Commanders and leaders
- Grigory Zass: Unknown

Strength
- 350 Cossacks 2 infantry companies: 100 Circassians

Casualties and losses
- Unknown: Heavy

= Zelenchuk ambush =

The Zelenchuk ambush was a military engagement between the Russian Empire and Circassians during the Russo-Circassian War in which Russian forces located and completely destroyed a detachment of 100 Circassians.

==Background==
In July 1833, Grigory Zass was appointed commander of the Batalpashinsky section of the Kuban Line. Soon he began fighting Circassians using brutal tactics.

==Raid==
In August, Zass undertook his first expedition into Circassian territory.

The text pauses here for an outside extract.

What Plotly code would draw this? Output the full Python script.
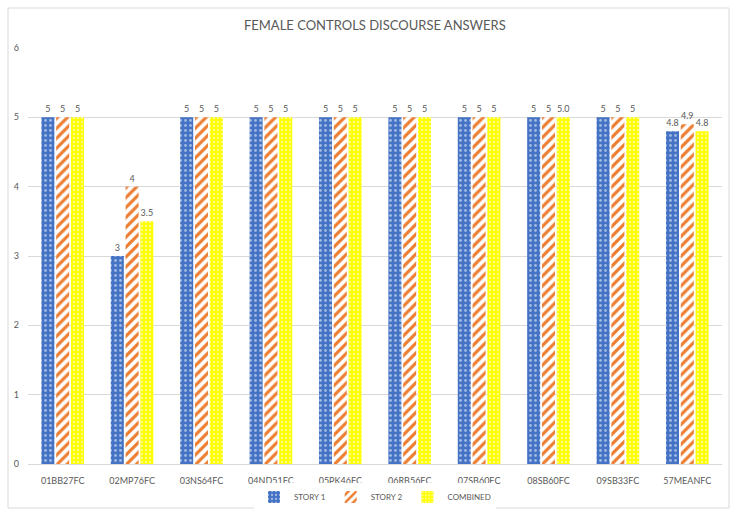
import plotly.graph_objects as go

subjects = ["01BB27FC", "02MP76FC", "03NS64FC", "04ND51FC", "05PK46FC",
            "06RB56FC", "07SB60FC", "08SB60FC", "09SB33FC", "57MEANFC"]
story1 = [5, 3, 5, 5, 5, 5, 5, 5, 5, 4.8]
story2 = [5, 4, 5, 5, 5, 5, 5, 5, 5, 4.9]
combined = [5, 3.5, 5, 5, 5, 5, 5, 5.0, 5, 4.8]
story1_labels = ["5", "3", "5", "5", "5", "5", "5", "5", "5", "4.8"]
story2_labels = ["5", "4", "5", "5", "5", "5", "5", "5", "5", "4.9"]
combined_labels = ["5", "3.5", "5", "5", "5", "5", "5", "5.0", "5", "4.8"]
y_ticks = [0, 1, 2, 3, 4, 5, 6]

W, H = 735, 512
ML, MR, MT, MB = 28, 13, 48, 48
GRAY = "#595959"
FONT = "Lato"

fig = go.Figure()

series = [
    ("STORY 1", story1, story1_labels, dict(color="#4472c4", pattern=dict(shape=".", fgcolor="#ffffff", size=5, solidity=0.25, fillmode="overlay"))),
    ("STORY 2", story2, story2_labels, dict(color="#ffffff", pattern=dict(shape="/", fgcolor="#ed7d31", bgcolor="#ffffff", size=7, solidity=0.45, fillmode="replace"))),
    ("COMBINED", combined, combined_labels, dict(color="#ffff00", pattern=dict(shape=".", fgcolor="#ffffff", size=4, solidity=0.3, fillmode="overlay"))),
]

for name, vals, labels, marker in series:
    fig.add_trace(go.Bar(
        name=name, x=subjects, y=vals, text=labels,
        textposition="outside", cliponaxis=False,
        textfont=dict(size=9, color=GRAY, family=FONT),
        marker=dict(line=dict(width=0), **marker),
    ))

# outer chart border
pw, ph = W - ML - MR, H - MT - MB
def px(x):
    return (x - ML) / pw
def py(y):
    return (H - MB - y) / ph
fig.add_shape(type="rect", xref="paper", yref="paper",
              x0=px(8), x1=px(729), y0=py(8), y1=py(508),
              line=dict(color="#d9d9d9", width=1), layer="below")

fig.update_layout(
    width=W, height=H,
    margin=dict(l=ML, r=MR, t=MT, b=MB, autoexpand=False),
    paper_bgcolor="white", plot_bgcolor="white",
    barmode="group", bargap=0.36, bargroupgap=0.12,
    title=dict(text="FEMALE CONTROLS DISCOURSE ANSWERS", x=0.51, xanchor="center",
               y=1 - 25 / H, yanchor="middle",
               font=dict(size=13, color=GRAY, family=FONT)),
    font=dict(family=FONT, color=GRAY),
    showlegend=True,
    legend=dict(orientation="h", x=0.5, xanchor="center",
                yref="container", y=(H - 497) / H, yanchor="middle",
                font=dict(size=8, color=GRAY, family=FONT),
                itemwidth=30, traceorder="normal"),
    xaxis=dict(showgrid=False, showline=True, linecolor="#d9d9d9", linewidth=1,
               ticks="", tickfont=dict(size=9, color=GRAY, family=FONT),
               ticklabelstandoff=8),
    yaxis=dict(range=[0, 6], tickvals=y_ticks, showgrid=True, gridcolor="#d9d9d9",
               gridwidth=1, zeroline=False, showline=False,
               tickfont=dict(size=9, color=GRAY, family=FONT), ticklabelstandoff=8),
)

fig.write_html("out.html")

Having learned in advance from his scouts that about 100 Circassians were hiding on the left bank of the Kuban planning a raid, he assembled a detachment of 350 Cossacks, two companies of foot soldiers, and two field guns
and crossed the Kuban river. After about 80 kilometers, near Bolshoy Zelenchuk, Zass noticed enemy scouts shadowing him. He ordered his infantry to take cover in the forest, while he himself remained in the clearing with the Cossacks to provoke the Circassians into attack. As planned, the warriors attacked his Cossacks, only to be met with grapeshot from the two guns. Disorganized, the Circassians retreated, heading straight for the small woods where the infantrymen were waiting to be deployed. As soon as they were close enough, the Russians fired several volleys into their ranks. The Circassians fled the battlefield in a hurry.

==Aftermath==
The first expedition of Grigory into Circassian territory proved to be successful. In the months following this raid Zass continued to raid and plunder Circassian territory, devastating the Circassian population. Zass developed a reputation of an extremely harsh commander, and was portrayed as Satan in Circassian folklore.